While Hoegaarden is the mother of this beer style that incorporates wheat, many great Belgian brewers are making Witbiers today, including St. Bernardus and Brasserie Fantôme.
Lesson 9: Imitation and Flattery, Redux—Allagash, Ommegang and the “non-Belgians”
As the Belgian revolution came stateside, more and more American brewers have established traditional brewing techniques, either for individual batches (e.g. Peekskill brewing has a coldship area for wild-fermented beers a la Lambics) or as their brewery business model.
Two of the most Belgian-like American breweries are Brewery Ommegang outside Cooperstown and Allagash Brewing Company in Portland Maine. Among these breweries best offerings include their Dubbels: Ommegang Abbey and Allagash Dubbel Reserve.
As noted previously, American brewers are doing well with Belgian-style pale ales. Among the best are Brooklyn Brewery’s Local 1, Harpoon’s Belgian Pale Ale, Russian River Salvation, and—as you can probably guess—pretty much everything from New Belgium Brewing.
Lesson 10: Cuisine Culture—Belgian Beers and Food
What separates craft beer from a kegger and Belgian brews from Budweiser is great food. While many countries can boast of great beer that pairs well with food, Belgium actually has a foodie culture that has gone hand-in-hand with its beer production.
Some key dishes from Belgian cuisine to try:
For your first course, try a robust cheese spread on dark bread open-faced sandwich (Tartine). Pair with Gueuze. Or try headcheese (an unfortunate name, but you can get all French on that and call it paté if you like) paired with Rodenbach.
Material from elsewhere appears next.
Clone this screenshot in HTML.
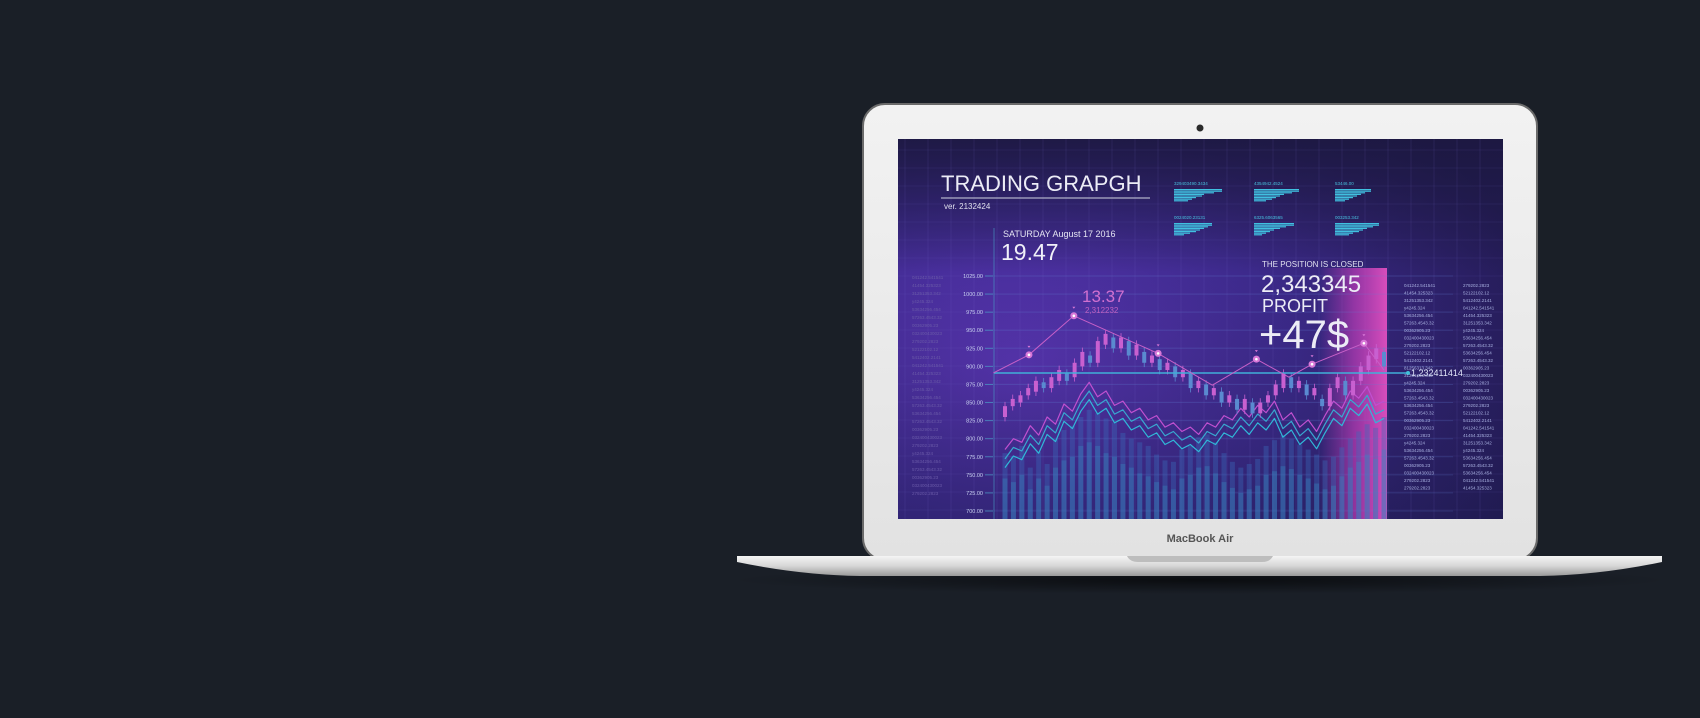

For your main course, try the fries! We won’t call these French because it’s believed the deep fried potato wedge was born in Belgium. Get a serving of steamed mussels and you’ll have the national dish, Moules et Frites. Go the full Belgian and dip those fries in a mayonnaise-based aioli dip. Pair with a Witbier.
And for dessert, you can’t go wrong with the traditional offerings of waffles or chocolate. Pair the former with a Lambic or the latter with a Dubbel.